Abstract

Integrated surface–subsurface hydrological models (ISSHMs) are increasingly being used for the assessment of contaminant transport in the environment, in addition to their more common use in water flow applications. However, the subsurface solute transport solvers in these models are prone to numerical dispersion errors. Numerical dispersion is a well-known issue in groundwater modeling, but its impacts on the results of ISSHM simulations are still poorly understood. In this study, the CATchment HYdrology (CATHY) model is used to assess the potential impacts of numerical dispersion on the simulation of coupled surface–subsurface solute transport. We first simulate the subsurface transport of a nonreactive tracer in two soil column test cases (1D and 3D) with known analytical solutions. The subsurface solute transport solver in CATHY adopts a computationally efficient time-splitting technique whereby the advection component of the governing equation is solved on elements and the hydrodynamic dispersion component is solved on nodes. Comparison between simulation results and analytical solutions with different mesh discretizations and different values for the hydrodynamic dispersion coefficients allows for accurate quantification of the numerical dispersion error and yields insights into the parameters and other factors that control it. It is shown that, taken alone, the advection and dispersion solvers are very robust, but their combination can result in significant numerical dispersion, stemming from the exchange of concentration information from elements to nodes and vice versa in the time-splitting procedure.

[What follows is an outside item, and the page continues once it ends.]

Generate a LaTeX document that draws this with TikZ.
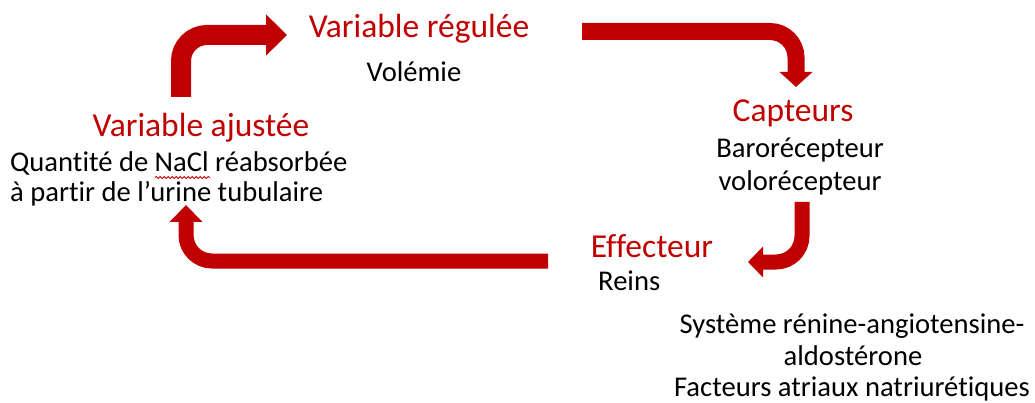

The tests also show that these errors can be kept under control by ensuring that the grid Péclet number is in the range 0.5-1.0 or smaller. We then apply CATHY in a third test case involving two synthetic hillslopes (concave and convex) in fully coupled surface–subsurface mode, in order to examine the impact of this subsurface numerical dispersion on simulated streamflow hydrographs, in particular with reference to pre-event water contributions to runoff. Here as well the results show that the effect of numerical dispersion can be controlled by keeping the grid Péclet number sufficiently small. This work provides a new set of benchmark test cases for integrated surface–subsurface hydrological models, extending to solute transport the flow-only suite of benchmarks recently published in two intercomparison studies.